* **Directions**:
List each line of the data that holds the string "with", please.

* **Material**:
══════════

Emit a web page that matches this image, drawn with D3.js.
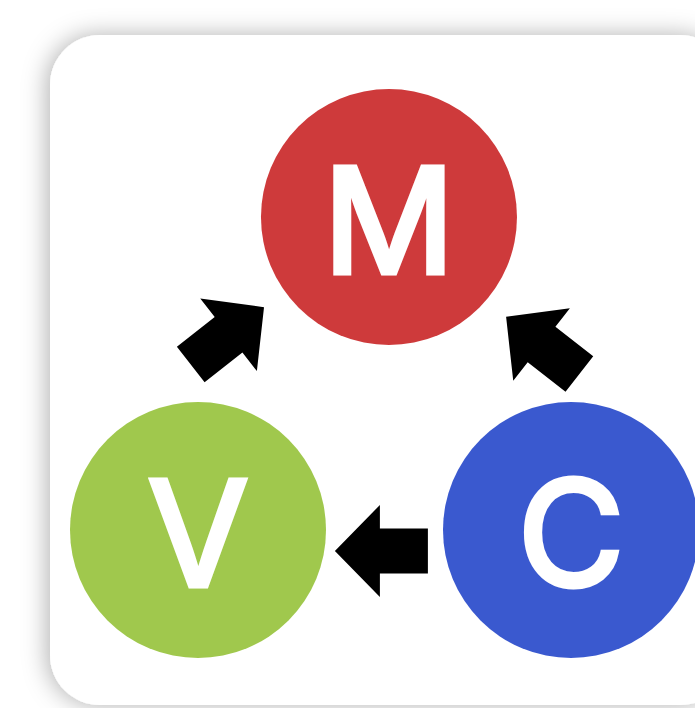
<!DOCTYPE html>
<html>
<head>
<meta charset="utf-8">
<script src="https://cdn.jsdelivr.net/npm/d3@7"></script>
<style>
  html, body { margin: 0; padding: 0; background: #fff; overflow: hidden; }
  svg { display: block; }
</style>
</head>
<body>
<div id="container"></div>
<script>
const width = 695
const height = 708

// nodes of the triangle, in logical grid units
const labels = ["M", "V", "C"]
const colors = ["#ce3a3b", "#a0c84d", "#3a59cf"]
const nodeCol = [0.512, 0, 1]
const nodeRow = [0, 1, 1]

// arrows: tip position (grid units) and heading in degrees
const arrowCol = [0.177, 0.367, 0.826]
const arrowRow = [0.288, 1.067, 0.319]
const arrowAngle = [-38, 180, -142]

const radius = 128

const svg = d3.select("#container")
  .append("svg")
  .attr("width", width)
  .attr("height", height)

const x = d3.scaleLinear().domain([0, 1]).range([198, 571])
const y = d3.scaleLinear().domain([0, 1]).range([217, 530])

// soft shadow round the card
const defs = svg.append("defs")
const filter = defs.append("filter")
  .attr("id", "shadow")
  .attr("x", "-20%").attr("y", "-20%")
  .attr("width", "140%").attr("height", "140%")
filter.append("feDropShadow")
  .attr("dx", -3)
  .attr("dy", 0)
  .attr("stdDeviation", 12)
  .attr("flood-color", "#000")
  .attr("flood-opacity", 0.3)

svg.append("rect")
  .attr("x", 50)
  .attr("y", 35)
  .attr("width", 680)
  .attr("height", 670)
  .attr("rx", 50)
  .attr("fill", "#fff")
  .attr("filter", "url(#shadow)")

// block arrow pointing along +x with its tip at the origin
const arrowShape = [
  [0, 0], [-45, -46], [-45, -22.5], [-93, -22.5],
  [-93, 22.5], [-45, 22.5], [-45, 46]
]
const arrowPath = "M" + arrowShape.map(p => p.join(",")).join("L") + "Z"

svg.append("g")
  .selectAll("path")
  .data(arrowAngle)
  .join("path")
    .attr("d", arrowPath)
    .attr("fill", "#000")
    .attr("transform", (a, i) =>
      "translate(" + x(arrowCol[i]) + "," + y(arrowRow[i]) + ") rotate(" + a + ")")

const nodes = svg.append("g")
  .selectAll("g")
  .data(labels)
  .join("g")
    .attr("transform", (d, i) => "translate(" + x(nodeCol[i]) + "," + y(nodeRow[i]) + ")")

nodes.append("circle")
  .attr("r", radius)
  .attr("fill", (d, i) => colors[i])

// regular weight thickened a little with a stroke (semi-bold look)
nodes.append("text")
  .attr("text-anchor", "middle")
  .attr("y", 56)
  .attr("fill", "#fff")
  .attr("stroke", "#fff")
  .attr("stroke-width", 5)
  .style("font-family", "Inter, Lato, sans-serif")
  .style("font-weight", 400)
  .style("font-size", "146px")
  .text(d => d)
</script>
</body>
</html>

══════════

* **Right answer**:
Emit a web page that matches this image, drawn with D3.js.
// block arrow pointing along +x with its tip at the origin
// regular weight thickened a little with a stroke (semi-bold look)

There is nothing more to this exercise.